Des Moines was the first of Winfrey’s four planned stops with Obama on a two-day blitz that was to continue to Cedar Rapids, Iowa, and then to the early voting states of South Carolina and New Hampshire.

In South Carolina, where black voters comprise half the Democratic electorate, the Obama campaign changed the venue for Sunday’s planned appearance in Columbia from an 18,000-seat arena to an 80,000-seat stadium to accommodate the anticipated crowds.

Experts, however, say that most celebrity endorsements have little impact, especially in caucus states such as Iowa, where only the most dedicated voters participate.

But if former president Bill Clinton is his wife’s most powerful endorsement, Winfrey may be Obama’s best answer.

David Redlawsk, a University of Iowa political scientist, said that Winfrey already has generated free publicity for Obama and could bring into the loop Winfrey fans who haven’t focused on the election.

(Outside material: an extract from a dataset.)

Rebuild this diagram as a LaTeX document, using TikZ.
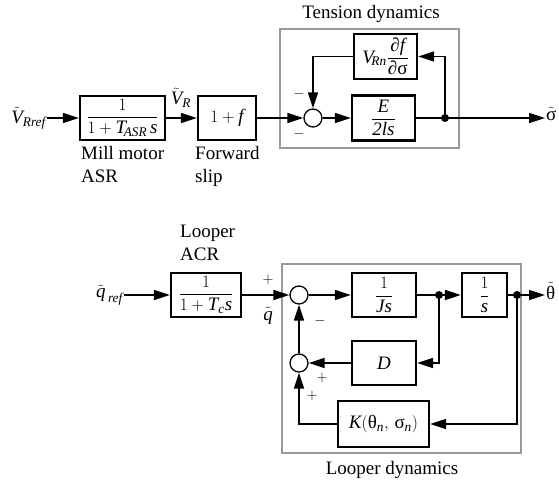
\documentclass[tikz,border=0pt]{standalone}
\usepackage{amsmath}
\usepackage{fontspec}
\setmainfont{Liberation Serif}
\usetikzlibrary{arrows.meta}
\newcommand{\mi}[1]{\textit{#1}}
\begin{document}
\begin{tikzpicture}[x=1pt,y=-1pt,
  every node/.style={font=\fontsize{19}{23}\selectfont},
  blk/.style={draw, line width=2.4pt, inner sep=0pt, anchor=center},
  sumc/.style={draw, circle, line width=1.3pt, minimum size=18pt, inner sep=0pt},
  jdot/.style={fill, circle, minimum size=8pt, inner sep=0pt},
  arr/.style={line width=1.6pt, -{Triangle[length=16pt,width=10pt]}},
  ln/.style={line width=1.6pt},
  gframe/.style={draw=black!40, line width=1.3pt},
  sgn/.style={font=\fontsize{15}{15}\selectfont, inner sep=0pt},
  lbl/.style={inner sep=1pt},
  txt/.style={inner sep=0pt, anchor=north west, align=left}
]
\useasboundingbox (0,0) rectangle (559,484);

% ---------- Tension part ----------
\draw[gframe] (280,29) rectangle (459,148);
\node (tdl) at (371,14) {Tension dynamics};

\node[blk, minimum width=85, minimum height=44] (asr) at (122.5,118) {$\dfrac{1}{1+\mi{T}_{\!\mi{ASR}}\,\mi{s}}$};
\node[blk, minimum width=58, minimum height=44] (fs) at (227,118) {$1+\mi{f}$};
\node[sumc] (t1) at (313,118) {};
\node[blk, minimum width=63, minimum height=45] (e2) at (383.5,118) {$\dfrac{\mi{E}}{\mi{2ls}}$};
\node[blk, minimum width=63, minimum height=45] (vrn) at (385.5,56.5) {$\mi{V}_{\!\mi{Rn}}\dfrac{\text{∂}\mi{f}}{\text{∂σ}}$};
\node[jdot] (j0) at (445,118) {};
\node[lbl, anchor=west] (sig) at (545,114) {$\tilde{\text{σ}}$};
\node[lbl, anchor=east] (vref) at (47,118) {$\tilde{\mi{V}}_{\mi{Rref}}$};
\node[lbl] (vr) at (181,98) {$\tilde{\mi{V}}_{\mi{R}}$};

\node[txt] (mm) at (81,146) {Mill motor\\ASR};
\node[txt] (fw) at (195,146) {Forward\\slip};

\node[sgn] (m1) at (299,94) {$-$};
\node[sgn] (m2) at (299,134) {$-$};

\draw[arr] (vref.east |- asr.west) -- (asr.west);
\draw[arr] (asr.east) -- (fs.west);
\draw[arr] (fs.east) -- (t1.west);
\draw[arr] (t1.east) -- (e2.west);
\draw[ln] (e2.east) -- (j0.center);
\draw[arr] (j0.center) -- (sig.west |- j0);
\draw[arr] (j0.center) |- (vrn.east);
\draw[arr] (vrn.west) -| (t1.north);

% ---------- Looper part ----------
\draw[gframe] (282,264) rectangle (521,453);
\node (ldl) at (392,470) {Looper dynamics};
\node[txt] (lacr) at (180,225) {Looper\\ACR};

\node[blk, minimum width=70, minimum height=44] (acr) at (206,295) {$\dfrac{1}{1+\mi{T}_{\mi{c}}\mi{s}}$};
\node[sumc] (s1) at (299,295) {};
\node[blk, minimum width=64, minimum height=44] (js) at (384,295) {$\dfrac{1}{\mi{Js}}$};
\node[jdot] (j1) at (439,295) {};
\node[blk, minimum width=45, minimum height=44] (sb) at (484.5,295) {$\dfrac{1}{\mi{s}}$};
\node[jdot] (j2) at (517,295) {};
\node[lbl, anchor=west] (th) at (545,291) {$\tilde{\text{θ}}$};
\node[sumc] (s2) at (299,363) {};
\node[blk, minimum width=64, minimum height=44] (dd) at (384,363) {$\mi{D}$};
\node[blk, minimum width=91, minimum height=46] (kk) at (383.5,424) {$\mi{K}(\text{θ}_{\mi{n}},\,\text{σ}_{\mi{n}})$};
\node[lbl, anchor=east] (qref) at (124,295) {$\tilde{\mi{q}}_{\,\mi{ref}}$};
\node[lbl] (ql) at (268,316) {$\tilde{\mi{q}}$};

\node[sgn] (p1) at (268,280) {$+$};
\node[sgn] (m3) at (320,321) {$-$};
\node[sgn] (p2) at (322,378) {$+$};
\node[sgn] (p3) at (312,396) {$+$};

\draw[arr] (qref.east |- acr.west) -- (acr.west);
\draw[arr] (acr.east) -- (s1.west);
\draw[arr] (s1.east) -- (js.west);
\draw[arr] (js.east) -- (sb.west);
\draw[ln] (sb.east) -- (j2.center);
\draw[arr] (j2.center) -- (th.west |- j2);
\draw[arr] (j1.center) |- (dd.east);
\draw[arr] (dd.west) -- (s2.east);
\draw[arr] (j2.center) |- (kk.east);
\draw[arr] (kk.west) -| (s2.south);
\draw[arr] (s2.north) -- (s1.south);
\end{tikzpicture}
\end{document}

But Redlawsk was dubious of her impact on Jan. 3. “It’s not clear that any of that matters when it comes down to getting people out on a cold winter’s night to caucus,” he said.

He predicted a greater effect in South Carolina because it holds a primary election rather than a caucus and because Winfrey may be poised to convince more black voters Obama is electable.

Obama, 46, a first-term Illinois senator and the first black candidate to compete this strongly for president, has been holding second place in national polls behind Clinton, but in recent polls the gap between them has narrowed.

Obama, however, is still struggling to convince many fellow blacks that he could win a general election and to woo older Democratic women who gravitate to Clinton.

Winfrey, 53, has had the nation’s No. 1 talk show for 21 consecutive seasons. It reaches 46 million unique viewers each week, according to CBS Television Distribution. Many share traits of Clinton fans: three-fourths are women, more than half are over 50, and viewers’ median income is $46,000.

Winfrey’s talk show is the No. 2 syndicated program among adult women in Iowa, behind “Wheel of Fortune”, and the No. 1 syndicated show among women in South Carolina and New Hampshire.